Search code examples
pythoncorrelationscipy.stats

Improve speed of SciPy Pearson correlation for many pairwise calculations?


I have a data frame with 1222 rows and 33,000 columns. I need to compute the pairwise correlation coefficients (and associated p-values) between the first 16,000 columns and the remaining columns. Currently, I am using scipy.stats.pearsonr like:

from scipy.stats import pearsonr


def correlation_analysis(lncRNA_PC_T):
    """Function for correlation analysis"""
    correlations = pd.DataFrame()
    for PC in [column for column in lncRNA_PC_T.columns if "_PC" in column]:
        for lncRNA in [
            column for column in lncRNA_PC_T.columns if "_lncRNAs" in column
        ]:
            correlations = correlations.append(
                pd.Series(
                    pearsonr(lncRNA_PC_T[PC], lncRNA_PC_T[lncRNA]),
                    index=["PCC", "p-value"],
                    name=PC + "_" + lncRNA,
                )
            )

    return correlations

The above code is doing its job; however, for my large data frame, it is taking more than 30 minutes to finish.
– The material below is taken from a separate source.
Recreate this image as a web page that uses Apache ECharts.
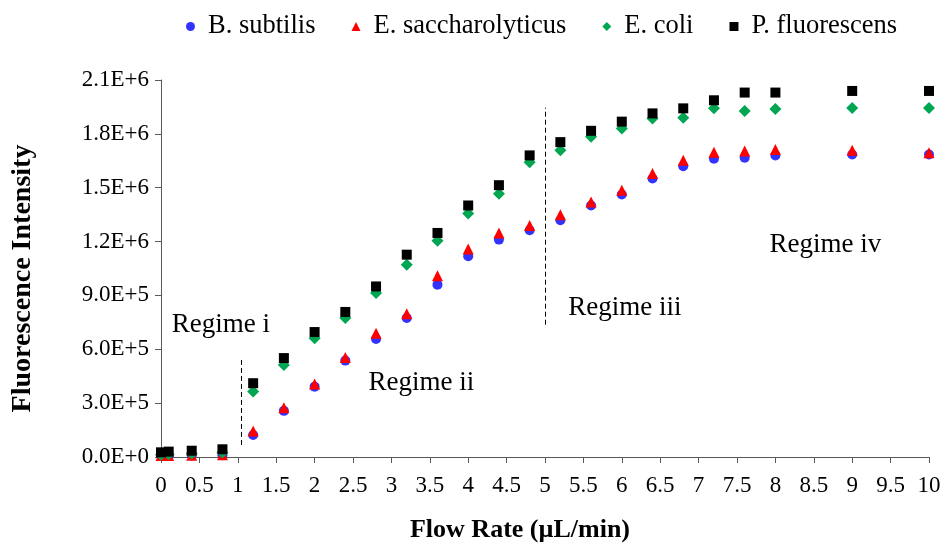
<!DOCTYPE html>
<html>
<head>
<meta charset="utf-8">
<script src="https://cdn.jsdelivr.net/npm/echarts@6/dist/echarts.min.js"></script>
<style>
  html, body { margin: 0; padding: 0; background: #fff; }
  #chart { width: 943px; height: 546px; }
</style>
</head>
<body>
<div id="chart"></div>
<script>
// flow rates (uL/min) shared by all four strains
const flowRates = [0, 0.1, 0.4, 0.8, 1.2, 1.6, 2.0, 2.4, 2.8, 3.2, 3.6, 4.0, 4.4, 4.8,
  5.2, 5.6, 6.0, 6.4, 6.8, 7.2, 7.6, 8, 9, 10];

const bSubtilis = [5000, 6000, 8000, 10000, 123000, 257000, 392000, 537000, 657000, 774000,
  960000, 1118000, 1211000, 1263000, 1319000, 1401000, 1462000, 1551000, 1620000, 1661000,
  1667000, 1680000, 1685000, 1685000];
const eSaccharolyticus = [8000, 9000, 10000, 12000, 145000, 275000, 407000, 554000, 690000, 798000,
  1010000, 1159000, 1248000, 1289000, 1350000, 1421000, 1486000, 1579000, 1653000, 1698000,
  1704000, 1713000, 1708000, 1695000];
const eColi = [12000, 15000, 20000, 25000, 365000, 513000, 662000, 774000, 913000, 1071000,
  1205000, 1356000, 1466000, 1642000, 1709000, 1784000, 1830000, 1886000, 1890000, 1942000,
  1927000, 1938000, 1944000, 1944000];
const pFluorescens = [26000, 30000, 35000, 43000, 411000, 551000, 696000, 808000, 950000, 1127000,
  1248000, 1401000, 1514000, 1680000, 1754000, 1817000, 1868000, 1914000, 1942000, 1987000,
  2030000, 2030000, 2039000, 2039000];

const seriesNames = ["B. subtilis", "E. saccharolyticus", "E. coli", "P. fluorescens"];

// regime boundaries: x, y from, y to
const boundaryX = [1.04, 5.0, 7.4];
const boundaryYFrom = [67000, 737000, 671000];
const boundaryYTo = [552000, 1946000, 2120000];

// regime labels anchored in data coordinates
const regimeNames = ["Regime i", "Regime ii", "Regime iii", "Regime iv"];
const regimeX = [0.78, 3.39, 6.04, 8.65];
const regimeY = [737000, 413000, 831000, 1183000];

const FONT = "Liberation Serif";

function sci(v) {
  if (v === 0) return "0.0E+0";
  const e = Math.floor(Math.log10(v) + 1e-9);
  return (v / Math.pow(10, e)).toFixed(1) + "E+" + e;
}

function pairs(ys) {
  return flowRates.map((x, i) => [x, ys[i]]);
}

const chart = echarts.init(document.getElementById("chart"));

const boundaryStyles = [
  { color: "#000", width: 1, type: [5, 3] },
  { color: "#000", width: 1, type: [5, 3] },
  { color: "#808080", width: 1.5, type: [7, 4] },
];

chart.setOption({
  animation: false,
  textStyle: { fontFamily: FONT },
  grid: { left: 161, right: 14, top: 80, bottom: 89, outerBoundsMode: "none", containLabel: false },
  legend: {
    data: seriesNames.map((n, i) => ({
      name: n,
      icon: ["circle", "triangle", "diamond", "rect"][i],
    })),
    left: 181,
    top: 8,
    itemWidth: 9,
    itemHeight: 9,
    itemGap: 36,
    textStyle: { fontFamily: FONT, fontSize: 26.5, color: "#000", padding: [0, 0, 0, 8] },
  },
  xAxis: {
    type: "value",
    min: 0,
    max: 10,
    interval: 0.5,
    name: "Flow Rate (\u00b5L/min)",
    nameLocation: "middle",
    nameGap: 60,
    nameTextStyle: { fontFamily: FONT, fontSize: 26, fontWeight: "bold", color: "#000", padding: [0, 50, 0, 0] },
    axisLine: { lineStyle: { color: "#595959", width: 1 } },
    axisTick: { length: 6, lineStyle: { color: "#595959" } },
    axisLabel: { fontFamily: FONT, fontSize: 23, color: "#000", margin: 17 },
    splitLine: { show: false },
  },
  yAxis: {
    type: "value",
    min: 0,
    max: 2100000,
    interval: 300000,
    name: "Fluorescence Intensity",
    nameLocation: "middle",
    nameGap: 124,
    nameTextStyle: { fontFamily: FONT, fontSize: 28, fontWeight: "bold", color: "#000", padding: [0, 20, 0, 0] },
    axisLine: { show: true, lineStyle: { color: "#595959", width: 1 } },
    axisTick: { show: true, length: 6, lineStyle: { color: "#595959" } },
    axisLabel: { fontFamily: FONT, fontSize: 23, color: "#000", margin: 12, formatter: sci },
    splitLine: { show: false },
  },
  series: [
    {
      name: seriesNames[0], type: "scatter", symbol: "circle", symbolSize: 10,
      itemStyle: { color: "#3333ff", opacity: 1 }, data: pairs(bSubtilis),
    },
    {
      name: seriesNames[1], type: "scatter", symbol: "triangle", symbolSize: 11,
      itemStyle: { color: "#ff0000", opacity: 1 }, data: pairs(eSaccharolyticus),
    },
    {
      name: seriesNames[2], type: "scatter", symbol: "diamond", symbolSize: 12,
      itemStyle: { color: "#00a651", opacity: 1 }, data: pairs(eColi),
    },
    {
      name: seriesNames[3], type: "scatter", symbol: "rect", symbolSize: 10,
      itemStyle: { color: "#000", opacity: 1 }, data: pairs(pFluorescens),
    },
    {
      // annotations only: regime boundaries and labels
      name: "annotations", type: "scatter", data: [], silent: true,
      markLine: {
        symbol: ["none", "none"],
        silent: true,
        label: { show: false },
        data: boundaryX.map((x, i) => [
          { coord: [x, boundaryYFrom[i]], lineStyle: boundaryStyles[i] },
          { coord: [x, boundaryYTo[i]] },
        ]),
      },
      markPoint: {
        symbol: "rect",
        symbolSize: 1,
        itemStyle: { color: "rgba(0,0,0,0)" },
        label: { show: true, position: "inside", fontFamily: FONT, fontSize: 27, color: "#000", formatter: (p) => p.name },
        data: regimeNames.map((n, i) => ({ name: n, coord: [regimeX[i], regimeY[i]] })),
      },
    },
  ],
});
</script>
</body>
</html>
How can I speed this up?


Solution

  • We can speed this up by over three order of magnitude on the CPU and a few additional orders of magnitude with a GPU.

    I generated some random data to use and structured it like your DataFrame. The size of the DataFrame is reduced so that your code runs in reasonable time.

    import numpy as np
    import pandas as pd
    
    rng = np.random.default_rng(4582345683546)
    
    m = 120
    n = 330
    nx = 160
    ny = n - nx
    
    data = rng.random((m, n))
    column_names = ([f'_PC{i}' for i in range(nx)] 
                    + [f'_lncRNAs{i}' for i in range(ny)])
    lncRNA_PC_T = pd.DataFrame(data, columns=column_names)
    

    The original correlation_analysis takes ~75 seconds to run on a regular Colab instance. The NumPy code below takes about 22 milliseconds, and the test at the end confirms that the resulting statistic and p-value arrays are the same as the columns of your DataFrame.

    import numpy as xp
    from scipy.special import betainc
    
    # import cupy as xp
    # from cupyx.scipy.special import betainc
    
    def pearsonr2(x, y):
        # Assumes inputs are DataFrames and computation is to be performed
        # pairwise between columns. We convert to arrays and reshape so calculation
        # is performed according to normal broadcasting rules along the last axis.
        x = xp.asarray(x).T[:, xp.newaxis, :]
        y = xp.asarray(y).T
        n = x.shape[-1]
    
        # Compute Pearson correlation coefficient. We can't use `cov` or `corrcoef`
        # because they want to compute everything pairwise between rows of a
        # stacked x and y.
        xm = x.mean(axis=-1, keepdims=True)
        ym = y.mean(axis=-1, keepdims=True)
        cov = xp.sum((x - xm) * (y - ym), axis=-1)/(n-1)
        sx = xp.std(x, ddof=1, axis=-1)
        sy = xp.std(y, ddof=1, axis=-1)
        rho = cov/(sx * sy)
    
        # Compute the two-sided p-values. See documentation of scipy.stats.pearsonr.
        ab = n/2 - 1
        x = (abs(rho) + 1)/2
        p = 2*(1-betainc(ab, ab, x))
        return rho, p
    
    df_corr = correlation_analysis(lncRNA_PC_T)
    %timeit correlation_analysis(lncRNA_PC_T)
    # 1min 14s ± 0 ns per loop (mean ± std. dev. of 1 run, 1 loop each)
    
    x = lncRNA_PC_T.iloc[:, :nx]
    y = lncRNA_PC_T.iloc[:, nx:]
    corr2, p2 = pearsonr2(x, y)
    %timeit pearsonr2(x, y)
    # 21.9 ms ± 190 µs per loop (mean ± std. dev. of 7 runs, 10 loops each)
    
    # Check results
    np.testing.assert_allclose(corr2.ravel(), df_corr.iloc[:, 0])
    np.testing.assert_allclose(p2.ravel(), df_corr.iloc[:, 1])
    

    By commenting out the NumPy/SciPy imports and uncommenting the CuPy imports, you can speed things up even more.